For years now, I’ve been on a search. Constantly trying to find words for the emotions I feel. Sometimes, certain situations in our lives, once so fulfilling and intimate, leave us empty. Without closure, we are left with questions and whether knowingly or unknowingly, we spend the rest of our lives trying to answer those questions.
Periodically, I pick books and material to read or watch that I feel may help me in my discovery of myself. I search for pieces that I anticipate will detail the rawness of the sentiments I may not necessarily have the expression for. Sometimes I succeed, and other times, I fail. And every once in a while, I stumble upon such genius that it feels even my own emotions were too premature for someone else to have even conceived of what I may have already felt all along.
Recently, I began reading The Course of Love by Alain de Botton. I am not entirely sure what I was anticipating to find but I was caught by the excerpt below that provides perspective to my thoughts above.

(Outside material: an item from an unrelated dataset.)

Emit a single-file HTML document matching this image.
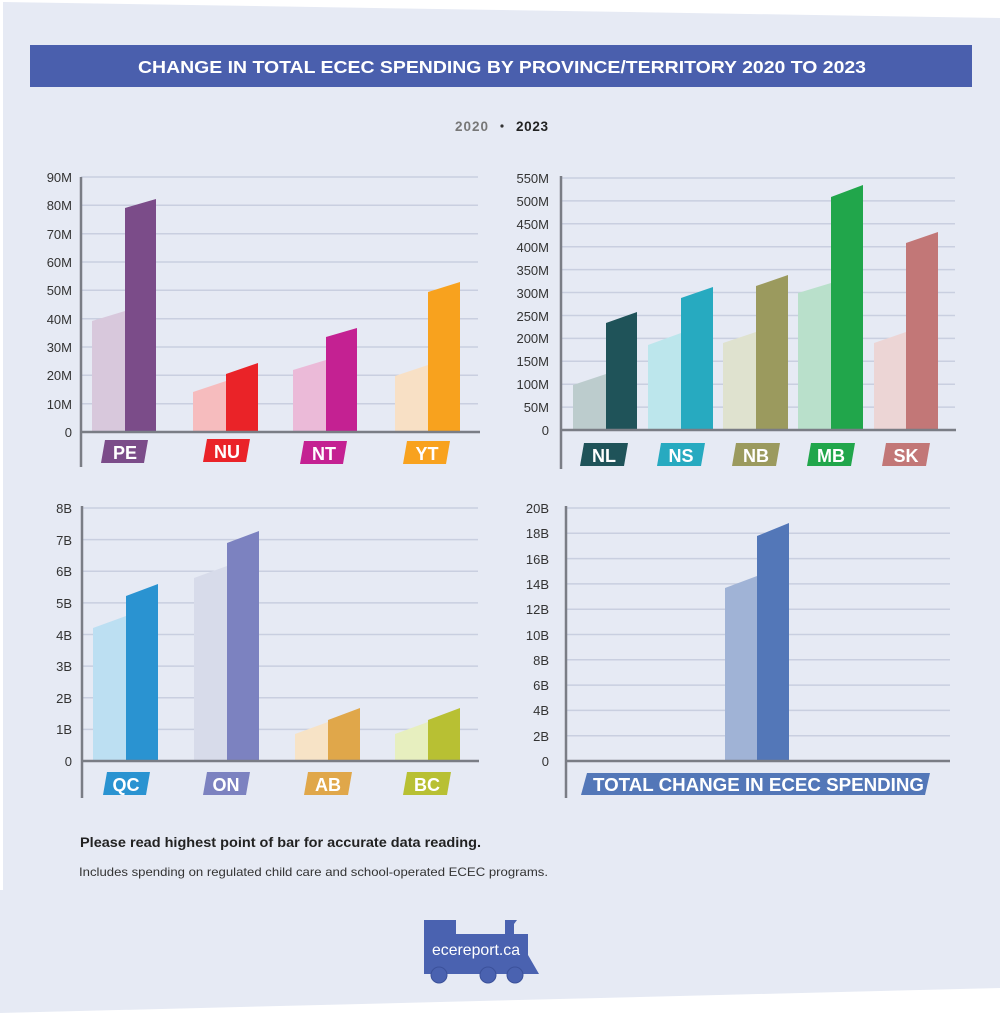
<!DOCTYPE html>
<html><head><meta charset="utf-8"><style>
html,body{margin:0;padding:0;background:#fff;}
svg{display:block;font-family:"Liberation Sans",sans-serif;}
.t{font-size:13px;fill:#333;text-anchor:end;}
.lb{font-size:18px;font-weight:bold;fill:#fff;text-anchor:middle;}
</style></head><body>
<svg width="1000" height="1021" viewBox="0 0 1000 1021" xmlns="http://www.w3.org/2000/svg">
<polygon points="3,2 1000,18 1000,988 0,1013 0,890 3,890" fill="#e6eaf4"/>
<rect x="30" y="45" width="942" height="42" fill="#4a5fad"/>
<text x="138" y="73" font-size="17.5" font-weight="bold" fill="#fff" textLength="728" lengthAdjust="spacingAndGlyphs">CHANGE IN TOTAL ECEC SPENDING BY PROVINCE/TERRITORY 2020 TO 2023</text>
<text x="455" y="131" font-size="13.5" font-weight="bold" fill="#777" textLength="33">2020</text>
<circle cx="502" cy="126" r="1.6" fill="#333"/>
<text x="516" y="131" font-size="13.5" font-weight="bold" fill="#222" textLength="32">2023</text>

<g stroke="#c9cfe0" stroke-width="1.5">
<line x1="81" x2="478" y1="177" y2="177"/><line x1="81" x2="478" y1="205.3" y2="205.3"/><line x1="81" x2="478" y1="233.7" y2="233.7"/><line x1="81" x2="478" y1="262" y2="262"/><line x1="81" x2="478" y1="290.3" y2="290.3"/><line x1="81" x2="478" y1="318.7" y2="318.7"/><line x1="81" x2="478" y1="347" y2="347"/><line x1="81" x2="478" y1="375.3" y2="375.3"/><line x1="81" x2="478" y1="403.7" y2="403.7"/>
<line x1="561" x2="955" y1="178" y2="178"/><line x1="561" x2="955" y1="200.9" y2="200.9"/><line x1="561" x2="955" y1="223.8" y2="223.8"/><line x1="561" x2="955" y1="246.7" y2="246.7"/><line x1="561" x2="955" y1="269.6" y2="269.6"/><line x1="561" x2="955" y1="292.5" y2="292.5"/><line x1="561" x2="955" y1="315.5" y2="315.5"/><line x1="561" x2="955" y1="338.4" y2="338.4"/><line x1="561" x2="955" y1="361.3" y2="361.3"/><line x1="561" x2="955" y1="384.2" y2="384.2"/><line x1="561" x2="955" y1="407.1" y2="407.1"/>
<line x1="82" x2="478" y1="508" y2="508"/><line x1="82" x2="478" y1="539.6" y2="539.6"/><line x1="82" x2="478" y1="571.3" y2="571.3"/><line x1="82" x2="478" y1="602.9" y2="602.9"/><line x1="82" x2="478" y1="634.5" y2="634.5"/><line x1="82" x2="478" y1="666.1" y2="666.1"/><line x1="82" x2="478" y1="697.8" y2="697.8"/><line x1="82" x2="478" y1="729.4" y2="729.4"/>
<line x1="566" x2="950" y1="508" y2="508"/><line x1="566" x2="950" y1="533.3" y2="533.3"/><line x1="566" x2="950" y1="558.6" y2="558.6"/><line x1="566" x2="950" y1="583.9" y2="583.9"/><line x1="566" x2="950" y1="609.2" y2="609.2"/><line x1="566" x2="950" y1="634.5" y2="634.5"/><line x1="566" x2="950" y1="659.8" y2="659.8"/><line x1="566" x2="950" y1="685.1" y2="685.1"/><line x1="566" x2="950" y1="710.4" y2="710.4"/><line x1="566" x2="950" y1="735.7" y2="735.7"/>
</g>

<g class="t">
<text x="72" y="182">90M</text><text x="72" y="210">80M</text><text x="72" y="239">70M</text><text x="72" y="267">60M</text><text x="72" y="295">50M</text><text x="72" y="324">40M</text><text x="72" y="352">30M</text><text x="72" y="380">20M</text><text x="72" y="409">10M</text><text x="72" y="437">0</text>
<text x="549" y="183">550M</text><text x="549" y="206">500M</text><text x="549" y="229">450M</text><text x="549" y="252">400M</text><text x="549" y="275">350M</text><text x="549" y="298">300M</text><text x="549" y="321">250M</text><text x="549" y="343">200M</text><text x="549" y="366">150M</text><text x="549" y="389">100M</text><text x="549" y="412">50M</text><text x="549" y="435">0</text>
<text x="72" y="513">8B</text><text x="72" y="545">7B</text><text x="72" y="576">6B</text><text x="72" y="608">5B</text><text x="72" y="640">4B</text><text x="72" y="671">3B</text><text x="72" y="703">2B</text><text x="72" y="734">1B</text><text x="72" y="766">0</text>
<text x="549" y="513">20B</text><text x="549" y="538">18B</text><text x="549" y="564">16B</text><text x="549" y="589">14B</text><text x="549" y="614">12B</text><text x="549" y="640">10B</text><text x="549" y="665">8B</text><text x="549" y="690">6B</text><text x="549" y="715">4B</text><text x="549" y="741">2B</text><text x="549" y="766">0</text>
</g>

<polygon points="92,432 92,321 125,311 125,432" fill="#d8c8dc"/><polygon points="125,432 125,208 156,199 156,432" fill="#7b4c89"/>
<polygon points="193,432 193,392 226,381 226,432" fill="#f6bcbe"/><polygon points="226,432 226,374 258,363 258,432" fill="#ea2328"/>
<polygon points="293,432 293,370 326,360 326,432" fill="#ebbad8"/><polygon points="326,432 326,337 357,328 357,432" fill="#c42192"/>
<polygon points="395,432 395,376 428,365 428,432" fill="#f8e0c5"/><polygon points="428,432 428,292 460,282 460,432" fill="#f8a21e"/>
<polygon points="573,430 573,385 606,374 606,430" fill="#bccccd"/><polygon points="606,430 606,323 637,312 637,430" fill="#1f5359"/>
<polygon points="648,430 648,345 681,333 681,430" fill="#bce6ec"/><polygon points="681,430 681,298 713,287 713,430" fill="#27aac0"/>
<polygon points="723,430 723,343 756,332 756,430" fill="#dfe2cf"/><polygon points="756,430 756,286 788,275 788,430" fill="#9b9a5e"/>
<polygon points="798,430 798,293 831,283 831,430" fill="#b9e0cb"/><polygon points="831,430 831,197 863,185 863,430" fill="#21a64b"/>
<polygon points="874,430 874,343 906,332 906,430" fill="#ecd5d5"/><polygon points="906,430 906,243 938,232 938,430" fill="#c27777"/>
<polygon points="93,761 93,628 126,616 126,761" fill="#bcdff2"/><polygon points="126,761 126,596 158,584 158,761" fill="#2a93d1"/>
<polygon points="194,761 194,578 227,566 227,761" fill="#d7dbea"/><polygon points="227,761 227,543 259,531 259,761" fill="#7c82c0"/>
<polygon points="295,761 295,734 328,722 328,761" fill="#f7e3c6"/><polygon points="328,761 328,720 360,708 360,761" fill="#e0a74a"/>
<polygon points="395,761 395,734 428,722 428,761" fill="#e7efbf"/><polygon points="428,761 428,720 460,708 460,761" fill="#b8c033"/>
<polygon points="725,761 725,588 757,576 757,761" fill="#a0b3d6"/><polygon points="757,761 757,536 789,523 789,761" fill="#5377b8"/>

<g stroke="#7a7d85" stroke-width="2.5" fill="none">
<polyline points="81,177 81,467"/><line x1="80" x2="480" y1="432" y2="432"/>
<polyline points="561,176 561,469"/><line x1="560" x2="956" y1="430" y2="430"/>
<polyline points="82,506 82,798"/><line x1="81" x2="479" y1="761" y2="761"/>
<polyline points="566,506 566,798"/><line x1="565" x2="950" y1="761" y2="761"/>
</g>

<polygon points="105,440 148,440 144,463 101,463" fill="#7b4c89"/><text class="lb" x="125" y="459">PE</text>
<polygon points="207,439 250,439 246,462 203,462" fill="#ea2328"/><text class="lb" x="227" y="458">NU</text>
<polygon points="304,441 347,441 343,464 300,464" fill="#c42192"/><text class="lb" x="324" y="460">NT</text>
<polygon points="407,441 450,441 446,464 403,464" fill="#f8a21e"/><text class="lb" x="427" y="460">YT</text>
<polygon points="584,443 628,443 624,466 580,466" fill="#1f5359"/><text class="lb" x="604" y="462">NL</text>
<polygon points="661,443 705,443 701,466 657,466" fill="#27aac0"/><text class="lb" x="681" y="462">NS</text>
<polygon points="736,443 780,443 776,466 732,466" fill="#9b9a5e"/><text class="lb" x="756" y="462">NB</text>
<polygon points="811,443 855,443 851,466 807,466" fill="#21a64b"/><text class="lb" x="831" y="462">MB</text>
<polygon points="886,443 930,443 926,466 882,466" fill="#c27777"/><text class="lb" x="906" y="462">SK</text>
<polygon points="107,772 150,772 146,795 103,795" fill="#2a93d1"/><text class="lb" x="126" y="791">QC</text>
<polygon points="207,772 250,772 246,795 203,795" fill="#7c82c0"/><text class="lb" x="226" y="791">ON</text>
<polygon points="308,772 352,772 348,795 304,795" fill="#e0a74a"/><text class="lb" x="328" y="791">AB</text>
<polygon points="407,772 451,772 447,795 403,795" fill="#b8c033"/><text class="lb" x="427" y="791">BC</text>
<polygon points="587,773 930,773 925,795 581,795" fill="#5377b8"/><text class="lb" x="593" y="791" style="text-anchor:start" textLength="331" lengthAdjust="spacingAndGlyphs">TOTAL CHANGE IN ECEC SPENDING</text>

<text x="80" y="847" font-size="13.5" font-weight="bold" fill="#222" textLength="401" lengthAdjust="spacingAndGlyphs">Please read highest point of bar for accurate data reading.</text>
<text x="79" y="876" font-size="12" fill="#333" textLength="469" lengthAdjust="spacingAndGlyphs">Includes spending on regulated child care and school-operated ECEC programs.</text>

<g fill="#4a62b0">
<polygon points="424,920 456,920 456,934 505,934 505,920 517,920 514,924 514,934 528,934 528,955 539,974 424,974"/>
<circle cx="439" cy="975" r="8" stroke="#3b519a" stroke-width="1"/><circle cx="488" cy="975" r="8" stroke="#3b519a" stroke-width="1"/><circle cx="515" cy="975" r="8" stroke="#3b519a" stroke-width="1"/>
</g>
<text x="432" y="955" font-size="16" fill="#fff" textLength="88" lengthAdjust="spacingAndGlyphs">ecereport.ca</text>
</svg>
</body></html>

Ideally, art would give us the answers that other people don’t. This might even be one of the main points of literature: to tell us what society at large is too prudish to explore. The important books should be those that leave us wondering, with relief and gratitude, how the author could possibly have known so much about our lives.
The Course of Love by Alain de Botton
Last week, I binged an FX show, The Old Man, on Hulu. In one of the scenes, two male characters are speaking to each other about a woman who has been kidnapped and they are strategizing how to rescue her. She is a pivotal character and someone who each of the men considers to be his daughter-figure. Her history and upbringing is blurry and/or unbeknownst to her and thus she has many questions to which she is rightfully owed answers. In the dialogue between the men, the reluctance of one to provide such answers causes the other one to speak:
You want to control how she remembers you? What are the f******* chances of that? It’s the rememberers who get to decide when they are satisfied, not the remembered.
The Old Man, FX
The rememberers constantly have conversations with themselves. Assessing and analyzing pieces of information, or a lack thereof, over and over again. The remembered aren’t always there to provide insight and this brings about unfortunate results. It constantly gives rise to feelings of being on a journey, without direction, for which there is no end.
The general outcome ends up being only having more questions (and the same ones yet again) and the continued search for what the world doesn’t know and cannot provide.
The lines from The Old Man that I’ve highlighted above, the last line in particular, are just some of the many the feelings I hadn’t yet found the words for. The art the artists out there create continues to take me along in my journey and even though there doesn’t seem to be an end as of yet, I think it’s a beautiful thing to frequently peel my layers.
In some magical way, this feels like arriving.